Pensate a quest’enormità: a valle di un secolo di nichilismo sessuale, nel quale gli amanti si prendono e si lasciano usandosi reciprocamente nell’esercizio di una tecnica di vita materiale, di una vita ridotta a tecnica, cioè al solo scopo di procurarsi piacere e di fugare i fantasmi del desiderio, due esseri umani, precari nell’esistenza, e comunque prossimi a dissolversi nel nulla, contro ogni buon senso, contro ogni senso comune, ritrovano l’assoluto giurandosi amore eterno davanti agli uomini e a Dio.
Oggi, insomma, l’atto di contrarre matrimonio, soprattutto con il magnifico rito cristiano cattolico, e soprattutto da parte di chi nel Dio dei cristiani non crede, è, forse, l’ultima forma di religiosità largamente diffusa. La promessa di eternità fatta a un altro essere umano è, infatti, tanto più generosa, tanto più spropositatamente coraggiosa se a garantirla non si avverte sopra di sé la presenza di alcun Dio trascendente, se il giuramento è pronunciato dinanzi agli uomini e a un cielo disertato da Dio. Il gesto matrimoniale, quando compiuto con fede (i casi di ipocrisia rappresentano innumerevoli eccezioni alla regola monastica dell’ascesi amorosa) è sempre gesto sacramentale, anche e soprattutto se il fedele d’amore non ha in cuor suo nessun’altra fede. L’amore romantico è stata, forse, l’ultima metafisica di un Occidente prossimo alla completa secolarizzazione, l’ultima eresia cristiana, l’ultima ipotesi d’assoluto che uomini e donne hanno osato avanzare non nell’incoscienza della loro fallibilità, caducità, mortalità, ma in piena coscienza e a suo dispetto. Non contava (non conta) un bel niente che il giuramento poi venisse probabilmente spezzato, i vincoli recisi, i patti infranti. Contava (conta) il fatto, smisurato, patetico e sublime, che nel momento di pronunciare la propria testimonianza di fede in un amore eterno, in un assoluto a misura d’uomo, ci si credesse davvero. Il resto era vita. Nient’altro che vita. Tutto il resto.

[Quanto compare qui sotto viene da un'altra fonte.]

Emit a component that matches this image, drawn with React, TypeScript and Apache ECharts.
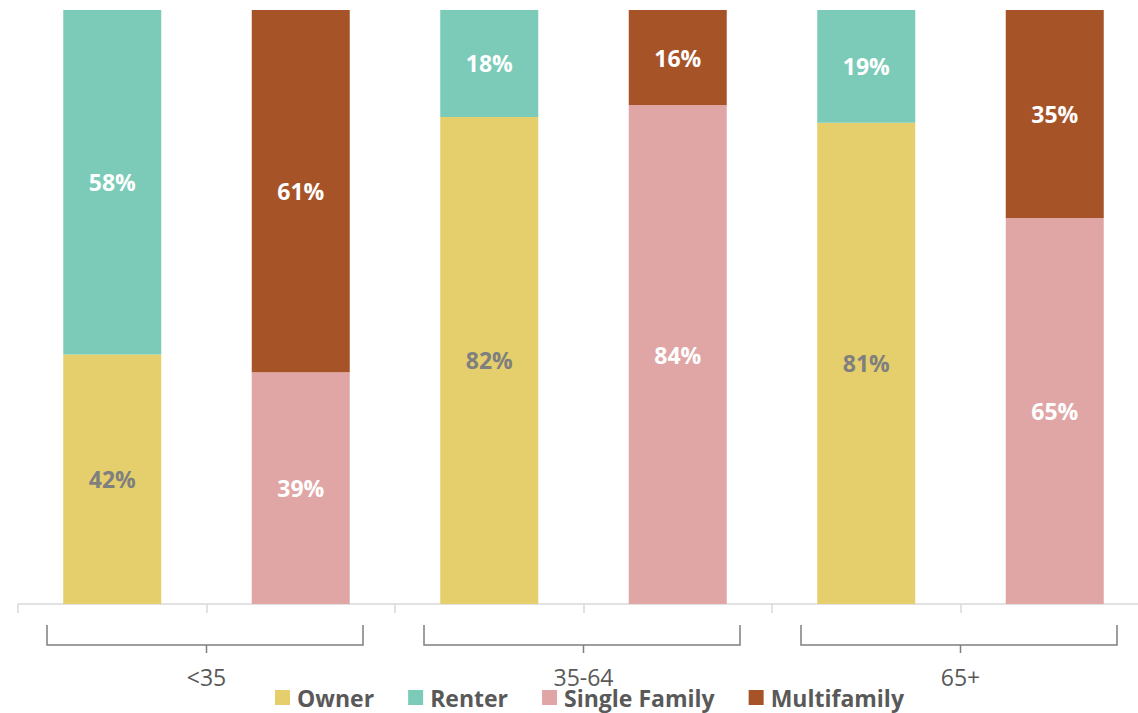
import React, { useEffect, useRef } from "react";
import * as echarts from "echarts";

const categories = ["<35 tenure", "<35 structure", "35-64 tenure", "35-64 structure", "65+ tenure", "65+ structure"];
const groups = ["<35", "35-64", "65+"];
const owner = [42, null, 82, null, 81, null];
const renter = [58, null, 18, null, 19, null];
const singleFamily = [null, 39, null, 84, null, 65];
const multifamily = [null, 61, null, 16, null, 35];

const FONT = "'Open Sans', 'Noto Sans', sans-serif";

export default function App() {
  const ref = useRef<HTMLDivElement>(null);
  useEffect(() => {
    if (!ref.current) return;
    document.body.style.overflow = "hidden";
    const chart = echarts.init(ref.current, undefined, { renderer: "svg" });
    const mk = (name: string, data: (number | null)[], color: string, labelColor: string) => ({
      name,
      type: "bar",
      stack: "all",
      barWidth: 98,
      data: data.map((v) => (v === null ? "-" : v)),
      itemStyle: { color },
      label: {
        show: true,
        position: "inside",
        formatter: (p: any) => Math.round(p.value) + "%",
        color: labelColor,
        fontFamily: FONT,
        fontWeight: "bold",
        fontSize: 23,
      },
    });
    chart.setOption({
      animation: false,
      textStyle: { fontFamily: FONT },
      grid: { left: 18, right: 1, top: 10, bottom: 109, containLabel: false },
      legend: {
        left: 270,
        top: 681,
        icon: "rect",
        itemWidth: 15,
        itemHeight: 15,
        itemGap: 34,
        textStyle: { fontFamily: FONT, fontWeight: "bold", fontSize: 23, color: "#595959", padding: [0, 0, 0, 2] },
        data: ["Owner", "Renter", "Single Family", "Multifamily"],
      },
      xAxis: [
        {
          type: "category",
          data: categories,
          axisLine: { lineStyle: { color: "#d9d9d9", width: 1.5 } },
          axisTick: { show: true, length: 9, lineStyle: { color: "#d9d9d9", width: 1.5 } },
          axisLabel: { show: false },
        },
        {
          type: "category",
          data: groups,
          position: "bottom",
          axisLine: { show: false },
          axisTick: { show: false },
          axisLabel: { margin: 61, fontSize: 23, color: "#595959", fontFamily: FONT },
        },
      ],
      yAxis: { type: "value", min: 0, max: 100, show: false, splitLine: { show: false } },
      series: [
        mk("Owner", owner, "#E5CF6D", "#7F7F7F"),
        mk("Renter", renter, "#7BCBB8", "#FFFFFF"),
        mk("Single Family", singleFamily, "#DFA6A5", "#FFFFFF"),
        mk("Multifamily", multifamily, "#A75328", "#FFFFFF"),
      ],
    });
    const x0 = chart.convertToPixel({ xAxisIndex: 0 }, categories[0]) as number;
    const x1 = chart.convertToPixel({ xAxisIndex: 0 }, categories[1]) as number;
    const band = x1 - x0;
    const axisY = chart.convertToPixel({ yAxisIndex: 0 }, 0) as number;
    const elements: any[] = [];
    groups.forEach((g, i) => {
      const left = (chart.convertToPixel({ xAxisIndex: 0 }, categories[2 * i]) as number) - band / 2;
      const L = left + 29;
      const R = left + 2 * band - 32;
      const C = left + band;
      const style = { stroke: "#7F7F7F", lineWidth: 1.5, fill: "none" };
      elements.push({
        type: "polyline",
        shape: { points: [[L, axisY + 21], [L, axisY + 41], [R, axisY + 41], [R, axisY + 21]] },
        style,
        silent: true,
      });
      elements.push({
        type: "line",
        shape: { x1: C, y1: axisY + 41, x2: C, y2: axisY + 49 },
        style,
        silent: true,
      });
    });
    chart.setOption({ graphic: { elements } });
    return () => chart.dispose();
  }, []);
  return (
    <div
      ref={ref}
      style={{ position: "absolute", left: 0, top: 0, width: 1150, height: 713, background: "#fff" }}
    />
  );
}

Non ci si può congedare da tutto ciò senza malinconia. Noi, in fondo, chiediamo che ci venga riconosciuto per legge il diritto a praticare una vita affettiva sul modello della connettività di rete. Vogliamo il contatto, il congiungimento e l’unione, ma senza vincolo. Pretendiamo di poterci unire e disunire (sessualmente, affettivamente, socialmente), e in pieno diritto, con un altro essere umano con la facile immediatezza con cui ci si connette o disconnette da Internet. Per quel tanto, o poco (più probabilmente poco), che durano le cose umane. E non più a dispetto della triste, tristissima legge della durata. È il nostro mondo, di noi laici e progressisti, di noi atei e materialisti, di noi capitalisti e consumisti, di noi nichilisti ed edonisti, ed è giusto che ci venga riconosciuto il diritto di starci come più ci piace, cioè soltanto come ci piace. Ma non dobbiamo accomiatarci dall’amore romantico senza nemmeno un lamento, senza un canto d’addio a quella grandiosa invenzione dello spirito umano moderno che consentiva di stare al mondo ma contro il mondo. La vinceremo questa battaglia noi laici e progressisti. Ma, come si diceva nel finale di un vecchio film hollywoodiano, ci sono vittorie che sanno di sconfitta. Questa sarà una di quelle.